=== Data section ===
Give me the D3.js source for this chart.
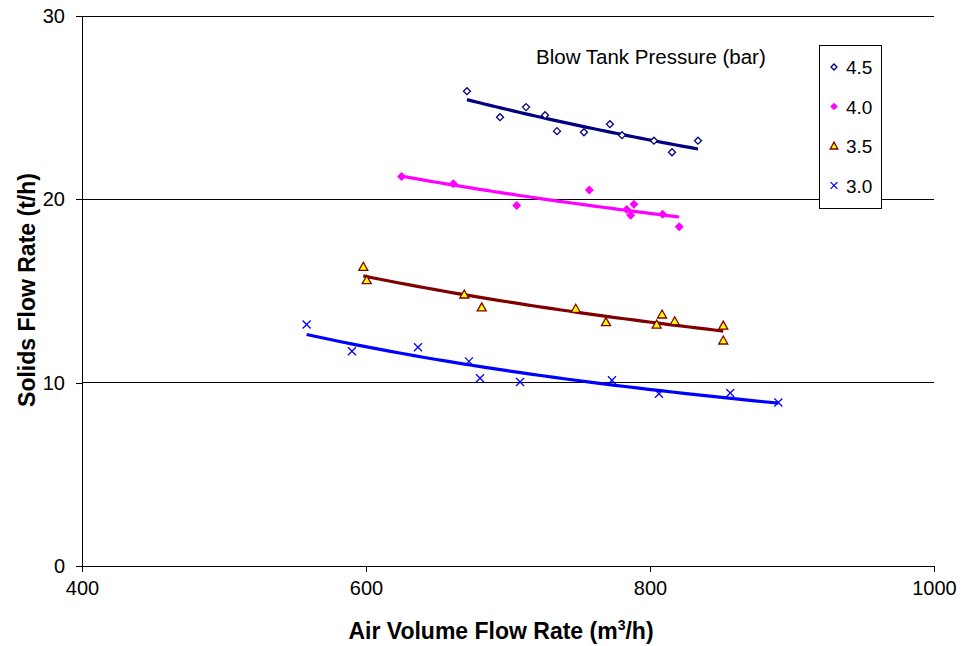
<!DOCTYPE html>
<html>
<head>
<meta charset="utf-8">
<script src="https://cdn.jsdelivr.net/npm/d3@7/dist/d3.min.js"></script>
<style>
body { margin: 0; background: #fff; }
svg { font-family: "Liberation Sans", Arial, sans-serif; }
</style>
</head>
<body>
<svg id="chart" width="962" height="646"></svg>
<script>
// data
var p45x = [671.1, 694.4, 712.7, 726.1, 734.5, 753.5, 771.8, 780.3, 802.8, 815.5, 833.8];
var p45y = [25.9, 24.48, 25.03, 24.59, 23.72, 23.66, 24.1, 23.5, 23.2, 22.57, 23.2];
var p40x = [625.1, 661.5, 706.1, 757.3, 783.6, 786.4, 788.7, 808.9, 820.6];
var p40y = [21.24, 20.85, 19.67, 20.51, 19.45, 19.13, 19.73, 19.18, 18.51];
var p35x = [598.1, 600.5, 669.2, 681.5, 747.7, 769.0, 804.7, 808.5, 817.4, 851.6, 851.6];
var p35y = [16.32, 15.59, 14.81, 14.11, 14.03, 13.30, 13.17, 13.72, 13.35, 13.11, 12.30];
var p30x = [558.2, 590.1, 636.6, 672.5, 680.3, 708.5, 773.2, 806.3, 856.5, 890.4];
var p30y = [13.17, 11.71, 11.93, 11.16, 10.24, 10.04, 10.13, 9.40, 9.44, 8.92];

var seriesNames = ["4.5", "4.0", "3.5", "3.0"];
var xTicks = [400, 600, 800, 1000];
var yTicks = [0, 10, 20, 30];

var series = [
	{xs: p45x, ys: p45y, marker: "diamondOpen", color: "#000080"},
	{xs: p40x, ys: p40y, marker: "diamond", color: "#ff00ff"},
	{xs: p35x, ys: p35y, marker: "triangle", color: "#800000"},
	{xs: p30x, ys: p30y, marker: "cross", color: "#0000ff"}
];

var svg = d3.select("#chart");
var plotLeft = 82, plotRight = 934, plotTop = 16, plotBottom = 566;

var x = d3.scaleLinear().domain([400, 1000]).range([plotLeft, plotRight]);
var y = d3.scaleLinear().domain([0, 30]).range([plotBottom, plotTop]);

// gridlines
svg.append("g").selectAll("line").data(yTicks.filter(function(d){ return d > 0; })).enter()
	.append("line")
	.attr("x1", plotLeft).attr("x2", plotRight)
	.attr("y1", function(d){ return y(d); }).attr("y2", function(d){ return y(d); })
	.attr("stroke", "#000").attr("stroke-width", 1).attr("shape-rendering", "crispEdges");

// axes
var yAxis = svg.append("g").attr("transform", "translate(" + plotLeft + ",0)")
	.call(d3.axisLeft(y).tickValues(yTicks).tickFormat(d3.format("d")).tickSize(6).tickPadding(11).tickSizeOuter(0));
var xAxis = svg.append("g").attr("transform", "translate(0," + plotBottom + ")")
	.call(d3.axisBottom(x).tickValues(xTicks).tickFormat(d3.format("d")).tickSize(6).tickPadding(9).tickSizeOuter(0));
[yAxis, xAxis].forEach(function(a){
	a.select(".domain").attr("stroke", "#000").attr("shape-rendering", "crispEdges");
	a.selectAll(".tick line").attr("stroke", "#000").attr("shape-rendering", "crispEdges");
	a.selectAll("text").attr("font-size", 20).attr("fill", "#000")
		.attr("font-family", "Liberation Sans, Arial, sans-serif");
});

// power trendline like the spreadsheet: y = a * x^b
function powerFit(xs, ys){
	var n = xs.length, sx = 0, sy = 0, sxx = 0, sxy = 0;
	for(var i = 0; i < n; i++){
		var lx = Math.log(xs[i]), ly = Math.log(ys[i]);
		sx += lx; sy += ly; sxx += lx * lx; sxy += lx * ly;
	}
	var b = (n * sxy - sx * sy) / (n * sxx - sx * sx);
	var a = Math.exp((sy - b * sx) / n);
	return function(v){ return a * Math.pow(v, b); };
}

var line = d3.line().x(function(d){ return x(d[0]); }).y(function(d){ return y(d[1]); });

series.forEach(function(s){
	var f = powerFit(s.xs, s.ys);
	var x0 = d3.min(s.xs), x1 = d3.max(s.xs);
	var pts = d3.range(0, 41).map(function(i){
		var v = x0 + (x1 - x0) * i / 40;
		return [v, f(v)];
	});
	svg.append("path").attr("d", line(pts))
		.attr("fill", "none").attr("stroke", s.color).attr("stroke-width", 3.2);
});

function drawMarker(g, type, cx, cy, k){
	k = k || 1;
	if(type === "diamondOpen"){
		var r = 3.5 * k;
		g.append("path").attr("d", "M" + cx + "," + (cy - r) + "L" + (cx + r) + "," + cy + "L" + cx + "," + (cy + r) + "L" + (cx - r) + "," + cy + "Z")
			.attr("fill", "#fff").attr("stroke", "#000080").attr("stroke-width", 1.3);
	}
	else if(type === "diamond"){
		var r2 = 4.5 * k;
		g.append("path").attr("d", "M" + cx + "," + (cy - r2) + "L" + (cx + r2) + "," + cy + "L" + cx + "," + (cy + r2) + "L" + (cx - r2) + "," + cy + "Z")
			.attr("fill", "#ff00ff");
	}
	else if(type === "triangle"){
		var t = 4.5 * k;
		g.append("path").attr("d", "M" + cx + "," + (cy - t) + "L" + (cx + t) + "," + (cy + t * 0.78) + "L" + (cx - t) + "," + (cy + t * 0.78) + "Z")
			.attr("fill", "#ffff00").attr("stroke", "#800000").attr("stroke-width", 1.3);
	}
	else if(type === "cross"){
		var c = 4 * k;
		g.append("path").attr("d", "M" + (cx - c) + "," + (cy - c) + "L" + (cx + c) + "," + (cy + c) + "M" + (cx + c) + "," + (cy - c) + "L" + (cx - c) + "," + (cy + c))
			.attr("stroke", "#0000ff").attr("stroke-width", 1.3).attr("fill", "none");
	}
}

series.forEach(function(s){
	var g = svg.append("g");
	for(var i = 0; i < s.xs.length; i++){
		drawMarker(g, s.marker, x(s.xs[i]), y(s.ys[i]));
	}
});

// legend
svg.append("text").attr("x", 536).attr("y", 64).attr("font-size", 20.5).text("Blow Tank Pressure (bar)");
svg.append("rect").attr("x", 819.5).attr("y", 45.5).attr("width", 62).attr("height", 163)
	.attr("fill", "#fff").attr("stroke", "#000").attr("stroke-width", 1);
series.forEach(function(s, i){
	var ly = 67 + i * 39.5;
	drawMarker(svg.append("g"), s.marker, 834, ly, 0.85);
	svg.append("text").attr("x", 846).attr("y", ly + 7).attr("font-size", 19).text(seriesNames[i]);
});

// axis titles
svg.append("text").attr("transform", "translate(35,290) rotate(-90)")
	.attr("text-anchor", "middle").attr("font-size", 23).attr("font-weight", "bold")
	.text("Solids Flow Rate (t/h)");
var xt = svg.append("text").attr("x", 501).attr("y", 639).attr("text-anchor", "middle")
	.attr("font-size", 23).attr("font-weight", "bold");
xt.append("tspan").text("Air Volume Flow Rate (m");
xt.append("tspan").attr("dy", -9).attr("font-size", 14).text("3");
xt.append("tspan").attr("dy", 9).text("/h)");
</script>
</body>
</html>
===
## Set problem
Transcribe the full listing character for character. Pictures are excluded.

## Output of the task
Give me the D3.js source for this chart.
<!DOCTYPE html>
<html>
<head>
<meta charset="utf-8">
<script src="https://cdn.jsdelivr.net/npm/d3@7/dist/d3.min.js"></script>
<style>
body { margin: 0; background: #fff; }
svg { font-family: "Liberation Sans", Arial, sans-serif; }
</style>
</head>
<body>
<svg id="chart" width="962" height="646"></svg>
<script>
// data
var p45x = [671.1, 694.4, 712.7, 726.1, 734.5, 753.5, 771.8, 780.3, 802.8, 815.5, 833.8];
var p45y = [25.9, 24.48, 25.03, 24.59, 23.72, 23.66, 24.1, 23.5, 23.2, 22.57, 23.2];
var p40x = [625.1, 661.5, 706.1, 757.3, 783.6, 786.4, 788.7, 808.9, 820.6];
var p40y = [21.24, 20.85, 19.67, 20.51, 19.45, 19.13, 19.73, 19.18, 18.51];
var p35x = [598.1, 600.5, 669.2, 681.5, 747.7, 769.0, 804.7, 808.5, 817.4, 851.6, 851.6];
var p35y = [16.32, 15.59, 14.81, 14.11, 14.03, 13.30, 13.17, 13.72, 13.35, 13.11, 12.30];
var p30x = [558.2, 590.1, 636.6, 672.5, 680.3, 708.5, 773.2, 806.3, 856.5, 890.4];
var p30y = [13.17, 11.71, 11.93, 11.16, 10.24, 10.04, 10.13, 9.40, 9.44, 8.92];

var seriesNames = ["4.5", "4.0", "3.5", "3.0"];
var xTicks = [400, 600, 800, 1000];
var yTicks = [0, 10, 20, 30];

var series = [
	{xs: p45x, ys: p45y, marker: "diamondOpen", color: "#000080"},
	{xs: p40x, ys: p40y, marker: "diamond", color: "#ff00ff"},
	{xs: p35x, ys: p35y, marker: "triangle", color: "#800000"},
	{xs: p30x, ys: p30y, marker: "cross", color: "#0000ff"}
];

var svg = d3.select("#chart");
var plotLeft = 82, plotRight = 934, plotTop = 16, plotBottom = 566;

var x = d3.scaleLinear().domain([400, 1000]).range([plotLeft, plotRight]);
var y = d3.scaleLinear().domain([0, 30]).range([plotBottom, plotTop]);

// gridlines
svg.append("g").selectAll("line").data(yTicks.filter(function(d){ return d > 0; })).enter()
	.append("line")
	.attr("x1", plotLeft).attr("x2", plotRight)
	.attr("y1", function(d){ return y(d); }).attr("y2", function(d){ return y(d); })
	.attr("stroke", "#000").attr("stroke-width", 1).attr("shape-rendering", "crispEdges");

// axes
var yAxis = svg.append("g").attr("transform", "translate(" + plotLeft + ",0)")
	.call(d3.axisLeft(y).tickValues(yTicks).tickFormat(d3.format("d")).tickSize(6).tickPadding(11).tickSizeOuter(0));
var xAxis = svg.append("g").attr("transform", "translate(0," + plotBottom + ")")
	.call(d3.axisBottom(x).tickValues(xTicks).tickFormat(d3.format("d")).tickSize(6).tickPadding(9).tickSizeOuter(0));
[yAxis, xAxis].forEach(function(a){
	a.select(".domain").attr("stroke", "#000").attr("shape-rendering", "crispEdges");
	a.selectAll(".tick line").attr("stroke", "#000").attr("shape-rendering", "crispEdges");
	a.selectAll("text").attr("font-size", 20).attr("fill", "#000")
		.attr("font-family", "Liberation Sans, Arial, sans-serif");
});

// power trendline like the spreadsheet: y = a * x^b
function powerFit(xs, ys){
	var n = xs.length, sx = 0, sy = 0, sxx = 0, sxy = 0;
	for(var i = 0; i < n; i++){
		var lx = Math.log(xs[i]), ly = Math.log(ys[i]);
		sx += lx; sy += ly; sxx += lx * lx; sxy += lx * ly;
	}
	var b = (n * sxy - sx * sy) / (n * sxx - sx * sx);
	var a = Math.exp((sy - b * sx) / n);
	return function(v){ return a * Math.pow(v, b); };
}

var line = d3.line().x(function(d){ return x(d[0]); }).y(function(d){ return y(d[1]); });

series.forEach(function(s){
	var f = powerFit(s.xs, s.ys);
	var x0 = d3.min(s.xs), x1 = d3.max(s.xs);
	var pts = d3.range(0, 41).map(function(i){
		var v = x0 + (x1 - x0) * i / 40;
		return [v, f(v)];
	});
	svg.append("path").attr("d", line(pts))
		.attr("fill", "none").attr("stroke", s.color).attr("stroke-width", 3.2);
});

function drawMarker(g, type, cx, cy, k){
	k = k || 1;
	if(type === "diamondOpen"){
		var r = 3.5 * k;
		g.append("path").attr("d", "M" + cx + "," + (cy - r) + "L" + (cx + r) + "," + cy + "L" + cx + "," + (cy + r) + "L" + (cx - r) + "," + cy + "Z")
			.attr("fill", "#fff").attr("stroke", "#000080").attr("stroke-width", 1.3);
	}
	else if(type === "diamond"){
		var r2 = 4.5 * k;
		g.append("path").attr("d", "M" + cx + "," + (cy - r2) + "L" + (cx + r2) + "," + cy + "L" + cx + "," + (cy + r2) + "L" + (cx - r2) + "," + cy + "Z")
			.attr("fill", "#ff00ff");
	}
	else if(type === "triangle"){
		var t = 4.5 * k;
		g.append("path").attr("d", "M" + cx + "," + (cy - t) + "L" + (cx + t) + "," + (cy + t * 0.78) + "L" + (cx - t) + "," + (cy + t * 0.78) + "Z")
			.attr("fill", "#ffff00").attr("stroke", "#800000").attr("stroke-width", 1.3);
	}
	else if(type === "cross"){
		var c = 4 * k;
		g.append("path").attr("d", "M" + (cx - c) + "," + (cy - c) + "L" + (cx + c) + "," + (cy + c) + "M" + (cx + c) + "," + (cy - c) + "L" + (cx - c) + "," + (cy + c))
			.attr("stroke", "#0000ff").attr("stroke-width", 1.3).attr("fill", "none");
	}
}

series.forEach(function(s){
	var g = svg.append("g");
	for(var i = 0; i < s.xs.length; i++){
		drawMarker(g, s.marker, x(s.xs[i]), y(s.ys[i]));
	}
});

// legend
svg.append("text").attr("x", 536).attr("y", 64).attr("font-size", 20.5).text("Blow Tank Pressure (bar)");
svg.append("rect").attr("x", 819.5).attr("y", 45.5).attr("width", 62).attr("height", 163)
	.attr("fill", "#fff").attr("stroke", "#000").attr("stroke-width", 1);
series.forEach(function(s, i){
	var ly = 67 + i * 39.5;
	drawMarker(svg.append("g"), s.marker, 834, ly, 0.85);
	svg.append("text").attr("x", 846).attr("y", ly + 7).attr("font-size", 19).text(seriesNames[i]);
});

// axis titles
svg.append("text").attr("transform", "translate(35,290) rotate(-90)")
	.attr("text-anchor", "middle").attr("font-size", 23).attr("font-weight", "bold")
	.text("Solids Flow Rate (t/h)");
var xt = svg.append("text").attr("x", 501).attr("y", 639).attr("text-anchor", "middle")
	.attr("font-size", 23).attr("font-weight", "bold");
xt.append("tspan").text("Air Volume Flow Rate (m");
xt.append("tspan").attr("dy", -9).attr("font-size", 14).text("3");
xt.append("tspan").attr("dy", 9).text("/h)");
</script>
</body>
</html>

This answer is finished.